Sometimes I complain to my wife about work. We know I need a change as my complaints escalate.
I ground myself while reducing complaints by reflecting on reality. I ask why I’m complaining if I’m learning, earning, and growing. I consider alternatives if my complaints are valid and LEG needs a letter. It’s a fun little homegrown formula I pulled out of my ass.
Let’s explore these critical components of a healthy professional life.
During my career as a software developer, I’ve experienced peaks & valleys of learning. Early in my career, finding learning opportunities on the job was accessible, but later on, it became more challenging. I often become proficient at high-demand, high-value activities but would get typecast. Like actors, being typecast as a programmer isn’t fun, as you’re rewarded with repetitive tasks.
My friend was stuck with the role of Sharepoint developer because it’s in demand, he knows how to program it, and it’s a mysterious maze of bullshit that most dare not navigate.
I’ve typecast myself with ETL work before. I spiced it up with generalized solutions that sped up delivery and delighted clients. It was fun until it wasn’t.
Nowadays, I have plentiful learning opportunities, so I have stopped complaining.
If your bank account balance is increasing, rest easy. If you’re taking a loss while cutting costs, ask for a raise or move on.
I struggled with salary negotiations early in my career because I didn’t know my worth. It takes work to quantify your worth as a software developer. Market demand, skill scarcity, and many other factors are part of the equation. However, having confidence in your value is crucial for performing well in interviews and at the negotiation table.
As professionals, we’re selling and branding ourselves intentionally or unintentionally. Earning requires knowledge, intelligence, and confidence. It’s a magical circle of power, so start spinning it! If our storefront is messy and we don’t believe in our products, we’ll stay in business. Let’s keep ourselves clean, sharp, and ready for the next challenge.

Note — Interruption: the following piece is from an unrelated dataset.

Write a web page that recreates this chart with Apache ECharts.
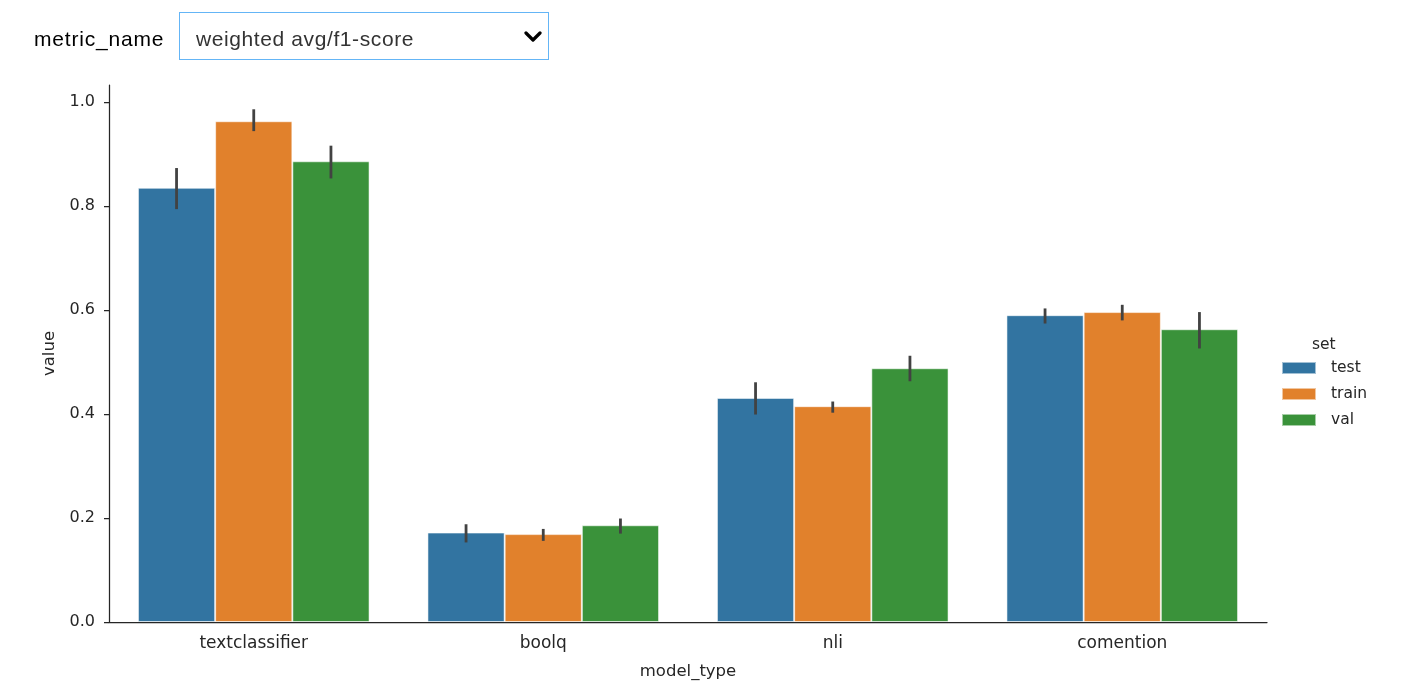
<!DOCTYPE html>
<html>
<head>
<meta charset="utf-8">
<script src="https://cdn.jsdelivr.net/npm/echarts@6/dist/echarts.min.js"></script>
<style>
  html, body { margin: 0; padding: 0; background: #fff; }
  #chart { position: absolute; left: 0; top: 0; width: 1404px; height: 699px; }
  #hdr-label { position: absolute; left: 34px; top: 26px; font-family: "Liberation Sans", Arial, sans-serif; font-size: 21px; letter-spacing: 0.8px; color: #000; line-height: 26px; }
  #hdr-select { position: absolute; left: 179px; top: 12px; width: 368px; height: 46px; border: 1px solid #64b5f6; background: #fff; box-sizing: content-box; }
  #hdr-select span { position: absolute; left: 16px; top: 13px; font-family: "Liberation Sans", Arial, sans-serif; font-size: 21px; letter-spacing: 0.6px; color: #333; line-height: 26px; }
  #hdr-select svg { position: absolute; left: 344px; top: 18px; }
</style>
</head>
<body>
<div id="chart"></div>
<div id="hdr-label">metric_name</div>
<div id="hdr-select"><span>weighted avg/f1-score</span>
<svg width="18" height="12" viewBox="0 0 18 12"><path d="M2 2 L9 9 L16 2" stroke="#000" stroke-width="3.2" fill="none" stroke-linecap="round" stroke-linejoin="round"/></svg>
</div>
<script>
const categories = ['textclassifier', 'boolq', 'nli', 'comention'];
const setNames = ['test', 'train', 'val'];
const testVals  = [0.835, 0.172, 0.431, 0.590];
const trainVals = [0.963, 0.169, 0.415, 0.596];
const valVals   = [0.886, 0.186, 0.488, 0.563];
const testLo  = [0.794, 0.153, 0.399, 0.574];
const testHi  = [0.873, 0.188, 0.461, 0.603];
const trainLo = [0.944, 0.156, 0.4025, 0.580];
const trainHi = [0.986, 0.179, 0.424, 0.610];
const valLo   = [0.853, 0.170, 0.463, 0.526];
const valHi   = [0.916, 0.199, 0.512, 0.596];
const yTicks = [0, 0.2, 0.4, 0.6, 0.8, 1.0];

const colors = ['#3274a1', '#e1812c', '#3a923a'];
const values = [testVals, trainVals, valVals];
const los = [testLo, trainLo, valLo];
const his = [testHi, trainHi, valHi];
const txt = '#262626';
const font = 'DejaVu Sans';

const chart = echarts.init(document.getElementById('chart'));

const series = [];
setNames.forEach((name, k) => {
  series.push({
    name: name,
    type: 'bar',
    data: values[k],
    barGap: '0%',
    barCategoryGap: '20%',
    itemStyle: { color: colors[k], borderColor: 'rgba(255,255,255,0.55)', borderWidth: 1 },
    emphasis: { disabled: true },
    z: 2
  });
});
setNames.forEach((name, k) => {
  series.push({
    name: name + '_err',
    type: 'custom',
    data: categories.map((c, i) => [i, los[k][i], his[k][i]]),
    encode: { x: 0, y: [1, 2] },
    z: 5,
    silent: true,
    renderItem: function (params, api) {
      const i = api.value(0);
      const band = api.size([1, 0])[0];
      const barW = band * 0.8 / 3;
      const off = (k - 1) * barW;
      const p1 = api.coord([i, api.value(1)]);
      const p2 = api.coord([i, api.value(2)]);
      return {
        type: 'line',
        shape: { x1: p1[0] + off, y1: p1[1], x2: p2[0] + off, y2: p2[1] },
        style: { stroke: '#424242', lineWidth: 2.8 }
      };
    }
  });
});

chart.setOption({
  animation: false,
  title: {
    text: 'set', left: 1312, top: 337, padding: 0,
    textStyle: { fontSize: 15.5, fontWeight: 'normal', color: txt, fontFamily: font }
  },
  legend: {
    data: setNames,
    orient: 'vertical',
    left: 1281, top: 360, padding: 0,
    icon: 'rect',
    itemWidth: 34, itemHeight: 12,
    itemGap: 10,
    textStyle: { fontSize: 15.5, color: txt, fontFamily: font, lineHeight: 16, padding: [0, 0, 0, 10] },
    selectedMode: false
  },
  grid: { left: 109, right: 137, top: 85, bottom: 77, containLabel: false },
  xAxis: {
    type: 'category',
    data: categories,
    name: 'model_type',
    nameLocation: 'middle',
    nameGap: 41,
    nameTextStyle: { fontSize: 16.5, color: txt, fontFamily: font },
    axisLine: { lineStyle: { color: txt, width: 1.25 } },
    axisTick: { alignWithLabel: true, length: 5, lineStyle: { color: txt, width: 1.25 } },
    axisLabel: { fontSize: 17, color: txt, fontFamily: font, margin: 13 },
    splitLine: { show: false }
  },
  yAxis: {
    type: 'value',
    min: 0, max: 1.0327,
    name: 'value',
    nameLocation: 'middle',
    nameGap: 44,
    nameTextStyle: { fontSize: 16.5, color: txt, fontFamily: font },
    axisLine: { show: true, lineStyle: { color: txt, width: 1.25 } },
    axisTick: { show: true, length: 5, customValues: yTicks, lineStyle: { color: txt, width: 1.25 } },
    axisLabel: { fontSize: 16, color: txt, fontFamily: font, margin: 14, customValues: yTicks,
      formatter: v => v.toFixed(1) },
    splitLine: { show: false }
  },
  series: series
});
</script>
</body>
</html>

My favorite aspect of being a software developer is growing. I’m constantly learning new patterns, concepts, algorithms, and tools that improve my craft. Beyond that, I’m diving deep into leadership and what it means to be a leader.
Through coaching, I learned that achievement is my top fulfillment need. A close second is collaboration, so I’ve gravitated toward growing a community from the ground up. While I grow myself, I’ll grow others and unlock big wins for everyone. That’s my kind of growth!
Knowing what you need to grow and where you want to grow is vital. Focus on self-awareness to identify your crucial fulfillment needs and get the proper sunlight! 🌱☀️
[A buddy of mine] has another formula worth considering. It helps you learn, earn, and grow sans analysis paralysis.
Ask yourself this question:
How do I feel about my current job?
If you’re in the WTF phase, you’re probably asking what the fuck is going on, so you’re likely learning & growing.
If you’re in the Huh? phase, you’re still learning and growing but consider your options.
If you’re in the ZZZzzz phase, it’s time to pack it in and find a new job. It’s unlikely you’re learning or growing, and if you’re not earning, you’re heading toward stagnation.
I notice it happens in three or five year spans, with each phase divided into equal parts.
-– My Buddy Tom
Life is too short to work in an environment that doesn’t help you learn, earn, and grow. If we’re not living life on your terms, we’ve lived it on someone else’s.
Let’s prioritize ourselves, set ourselves up for success, and help everyone learn, earn, and grow!